- **Collected data**:
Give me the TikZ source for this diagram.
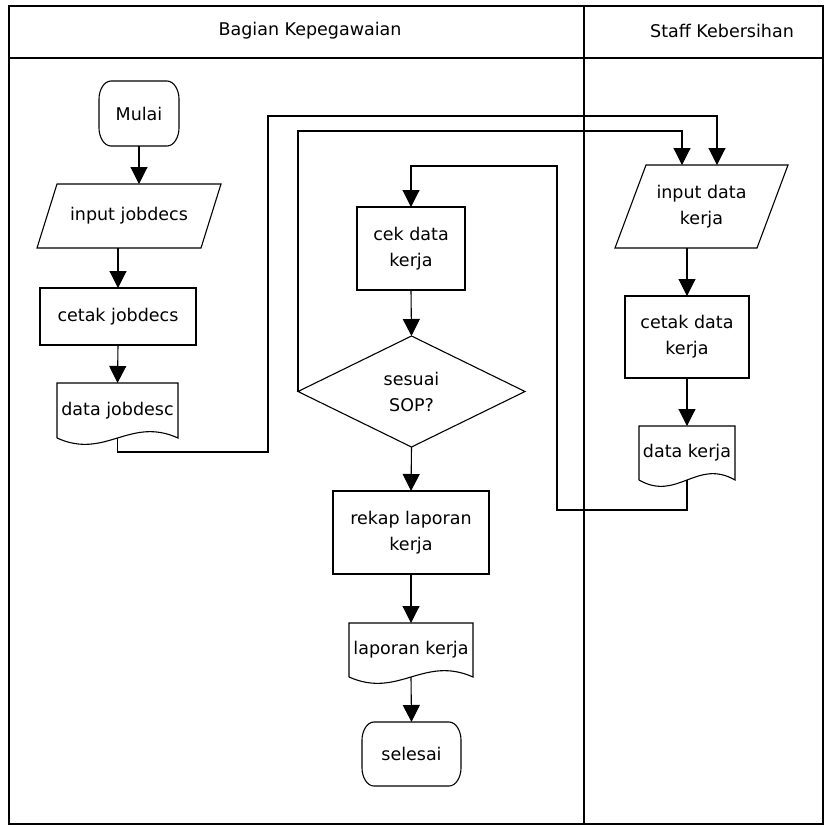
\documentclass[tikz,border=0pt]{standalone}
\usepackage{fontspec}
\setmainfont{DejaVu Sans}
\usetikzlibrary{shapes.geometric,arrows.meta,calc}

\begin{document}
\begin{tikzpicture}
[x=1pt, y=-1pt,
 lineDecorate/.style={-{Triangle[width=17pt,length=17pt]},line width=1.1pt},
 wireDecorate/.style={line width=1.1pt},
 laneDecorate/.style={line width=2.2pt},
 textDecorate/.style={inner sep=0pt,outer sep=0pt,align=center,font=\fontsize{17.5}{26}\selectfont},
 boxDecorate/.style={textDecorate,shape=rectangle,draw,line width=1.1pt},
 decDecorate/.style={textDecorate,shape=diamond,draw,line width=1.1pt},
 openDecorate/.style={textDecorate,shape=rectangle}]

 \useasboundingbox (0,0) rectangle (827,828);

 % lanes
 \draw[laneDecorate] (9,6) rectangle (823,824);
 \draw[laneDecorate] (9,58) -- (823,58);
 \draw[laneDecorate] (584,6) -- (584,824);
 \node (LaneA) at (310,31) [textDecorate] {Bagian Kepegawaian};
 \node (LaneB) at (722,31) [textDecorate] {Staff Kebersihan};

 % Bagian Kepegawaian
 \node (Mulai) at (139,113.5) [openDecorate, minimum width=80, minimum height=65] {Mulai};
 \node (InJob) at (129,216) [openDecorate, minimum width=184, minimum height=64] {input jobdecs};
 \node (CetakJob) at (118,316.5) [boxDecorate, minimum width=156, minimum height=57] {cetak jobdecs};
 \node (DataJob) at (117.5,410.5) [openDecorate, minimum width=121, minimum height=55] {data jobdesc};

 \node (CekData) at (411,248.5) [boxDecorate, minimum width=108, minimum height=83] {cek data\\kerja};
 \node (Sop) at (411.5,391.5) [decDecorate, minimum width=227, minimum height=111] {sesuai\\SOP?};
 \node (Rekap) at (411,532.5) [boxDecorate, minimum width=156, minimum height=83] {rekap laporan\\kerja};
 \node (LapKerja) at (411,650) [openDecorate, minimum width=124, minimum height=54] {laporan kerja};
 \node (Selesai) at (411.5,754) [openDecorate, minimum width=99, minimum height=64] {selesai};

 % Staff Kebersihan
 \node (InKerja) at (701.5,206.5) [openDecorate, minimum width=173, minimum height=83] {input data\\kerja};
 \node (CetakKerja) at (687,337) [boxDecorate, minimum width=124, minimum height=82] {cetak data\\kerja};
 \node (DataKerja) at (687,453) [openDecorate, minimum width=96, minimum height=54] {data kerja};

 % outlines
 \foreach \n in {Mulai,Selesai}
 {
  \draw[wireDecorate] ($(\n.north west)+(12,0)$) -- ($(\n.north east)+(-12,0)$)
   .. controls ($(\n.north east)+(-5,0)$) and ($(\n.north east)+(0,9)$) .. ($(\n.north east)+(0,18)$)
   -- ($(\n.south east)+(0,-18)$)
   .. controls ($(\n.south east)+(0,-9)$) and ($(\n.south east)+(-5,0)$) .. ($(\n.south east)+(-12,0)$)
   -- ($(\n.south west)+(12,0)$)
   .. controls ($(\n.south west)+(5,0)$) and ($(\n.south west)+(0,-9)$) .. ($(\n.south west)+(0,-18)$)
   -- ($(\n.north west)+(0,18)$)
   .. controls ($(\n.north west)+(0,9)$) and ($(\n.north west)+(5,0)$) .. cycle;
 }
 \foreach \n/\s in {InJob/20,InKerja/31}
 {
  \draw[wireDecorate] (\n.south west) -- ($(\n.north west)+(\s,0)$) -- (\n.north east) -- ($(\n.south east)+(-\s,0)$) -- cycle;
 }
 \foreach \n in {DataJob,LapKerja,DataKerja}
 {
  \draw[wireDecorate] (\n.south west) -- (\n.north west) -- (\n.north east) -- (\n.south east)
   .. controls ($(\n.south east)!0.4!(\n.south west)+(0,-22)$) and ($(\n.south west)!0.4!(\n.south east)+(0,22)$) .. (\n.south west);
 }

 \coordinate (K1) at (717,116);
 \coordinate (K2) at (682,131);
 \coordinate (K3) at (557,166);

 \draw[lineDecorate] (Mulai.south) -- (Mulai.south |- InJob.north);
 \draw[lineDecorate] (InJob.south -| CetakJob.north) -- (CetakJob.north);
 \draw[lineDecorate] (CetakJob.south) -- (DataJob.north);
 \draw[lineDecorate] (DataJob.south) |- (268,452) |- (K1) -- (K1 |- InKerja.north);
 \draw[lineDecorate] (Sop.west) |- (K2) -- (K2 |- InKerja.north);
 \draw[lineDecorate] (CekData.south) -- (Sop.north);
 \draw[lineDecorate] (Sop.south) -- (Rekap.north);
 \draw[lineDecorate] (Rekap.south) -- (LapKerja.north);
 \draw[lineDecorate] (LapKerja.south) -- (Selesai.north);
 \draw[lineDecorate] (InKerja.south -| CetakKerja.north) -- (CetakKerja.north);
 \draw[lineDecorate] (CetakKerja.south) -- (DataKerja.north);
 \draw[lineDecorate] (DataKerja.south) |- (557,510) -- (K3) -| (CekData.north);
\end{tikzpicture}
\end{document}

- **Directive**: All the lines above are to be given again exactly as they read, with the pictures removed.

- **Task answer**:
Give me the TikZ source for this diagram.
\documentclass[tikz,border=0pt]{standalone}
\usepackage{fontspec}
\setmainfont{DejaVu Sans}
\usetikzlibrary{shapes.geometric,arrows.meta,calc}

\begin{document}
\begin{tikzpicture}
[x=1pt, y=-1pt,
 lineDecorate/.style={-{Triangle[width=17pt,length=17pt]},line width=1.1pt},
 wireDecorate/.style={line width=1.1pt},
 laneDecorate/.style={line width=2.2pt},
 textDecorate/.style={inner sep=0pt,outer sep=0pt,align=center,font=\fontsize{17.5}{26}\selectfont},
 boxDecorate/.style={textDecorate,shape=rectangle,draw,line width=1.1pt},
 decDecorate/.style={textDecorate,shape=diamond,draw,line width=1.1pt},
 openDecorate/.style={textDecorate,shape=rectangle}]

 \useasboundingbox (0,0) rectangle (827,828);

 % lanes
 \draw[laneDecorate] (9,6) rectangle (823,824);
 \draw[laneDecorate] (9,58) -- (823,58);
 \draw[laneDecorate] (584,6) -- (584,824);
 \node (LaneA) at (310,31) [textDecorate] {Bagian Kepegawaian};
 \node (LaneB) at (722,31) [textDecorate] {Staff Kebersihan};

 % Bagian Kepegawaian
 \node (Mulai) at (139,113.5) [openDecorate, minimum width=80, minimum height=65] {Mulai};
 \node (InJob) at (129,216) [openDecorate, minimum width=184, minimum height=64] {input jobdecs};
 \node (CetakJob) at (118,316.5) [boxDecorate, minimum width=156, minimum height=57] {cetak jobdecs};
 \node (DataJob) at (117.5,410.5) [openDecorate, minimum width=121, minimum height=55] {data jobdesc};

 \node (CekData) at (411,248.5) [boxDecorate, minimum width=108, minimum height=83] {cek data\\kerja};
 \node (Sop) at (411.5,391.5) [decDecorate, minimum width=227, minimum height=111] {sesuai\\SOP?};
 \node (Rekap) at (411,532.5) [boxDecorate, minimum width=156, minimum height=83] {rekap laporan\\kerja};
 \node (LapKerja) at (411,650) [openDecorate, minimum width=124, minimum height=54] {laporan kerja};
 \node (Selesai) at (411.5,754) [openDecorate, minimum width=99, minimum height=64] {selesai};

 % Staff Kebersihan
 \node (InKerja) at (701.5,206.5) [openDecorate, minimum width=173, minimum height=83] {input data\\kerja};
 \node (CetakKerja) at (687,337) [boxDecorate, minimum width=124, minimum height=82] {cetak data\\kerja};
 \node (DataKerja) at (687,453) [openDecorate, minimum width=96, minimum height=54] {data kerja};

 % outlines
 \foreach \n in {Mulai,Selesai}
 {
  \draw[wireDecorate] ($(\n.north west)+(12,0)$) -- ($(\n.north east)+(-12,0)$)
   .. controls ($(\n.north east)+(-5,0)$) and ($(\n.north east)+(0,9)$) .. ($(\n.north east)+(0,18)$)
   -- ($(\n.south east)+(0,-18)$)
   .. controls ($(\n.south east)+(0,-9)$) and ($(\n.south east)+(-5,0)$) .. ($(\n.south east)+(-12,0)$)
   -- ($(\n.south west)+(12,0)$)
   .. controls ($(\n.south west)+(5,0)$) and ($(\n.south west)+(0,-9)$) .. ($(\n.south west)+(0,-18)$)
   -- ($(\n.north west)+(0,18)$)
   .. controls ($(\n.north west)+(0,9)$) and ($(\n.north west)+(5,0)$) .. cycle;
 }
 \foreach \n/\s in {InJob/20,InKerja/31}
 {
  \draw[wireDecorate] (\n.south west) -- ($(\n.north west)+(\s,0)$) -- (\n.north east) -- ($(\n.south east)+(-\s,0)$) -- cycle;
 }
 \foreach \n in {DataJob,LapKerja,DataKerja}
 {
  \draw[wireDecorate] (\n.south west) -- (\n.north west) -- (\n.north east) -- (\n.south east)
   .. controls ($(\n.south east)!0.4!(\n.south west)+(0,-22)$) and ($(\n.south west)!0.4!(\n.south east)+(0,22)$) .. (\n.south west);
 }

 \coordinate (K1) at (717,116);
 \coordinate (K2) at (682,131);
 \coordinate (K3) at (557,166);

 \draw[lineDecorate] (Mulai.south) -- (Mulai.south |- InJob.north);
 \draw[lineDecorate] (InJob.south -| CetakJob.north) -- (CetakJob.north);
 \draw[lineDecorate] (CetakJob.south) -- (DataJob.north);
 \draw[lineDecorate] (DataJob.south) |- (268,452) |- (K1) -- (K1 |- InKerja.north);
 \draw[lineDecorate] (Sop.west) |- (K2) -- (K2 |- InKerja.north);
 \draw[lineDecorate] (CekData.south) -- (Sop.north);
 \draw[lineDecorate] (Sop.south) -- (Rekap.north);
 \draw[lineDecorate] (Rekap.south) -- (LapKerja.north);
 \draw[lineDecorate] (LapKerja.south) -- (Selesai.north);
 \draw[lineDecorate] (InKerja.south -| CetakKerja.north) -- (CetakKerja.north);
 \draw[lineDecorate] (CetakKerja.south) -- (DataKerja.north);
 \draw[lineDecorate] (DataKerja.south) |- (557,510) -- (K3) -| (CekData.north);
\end{tikzpicture}
\end{document}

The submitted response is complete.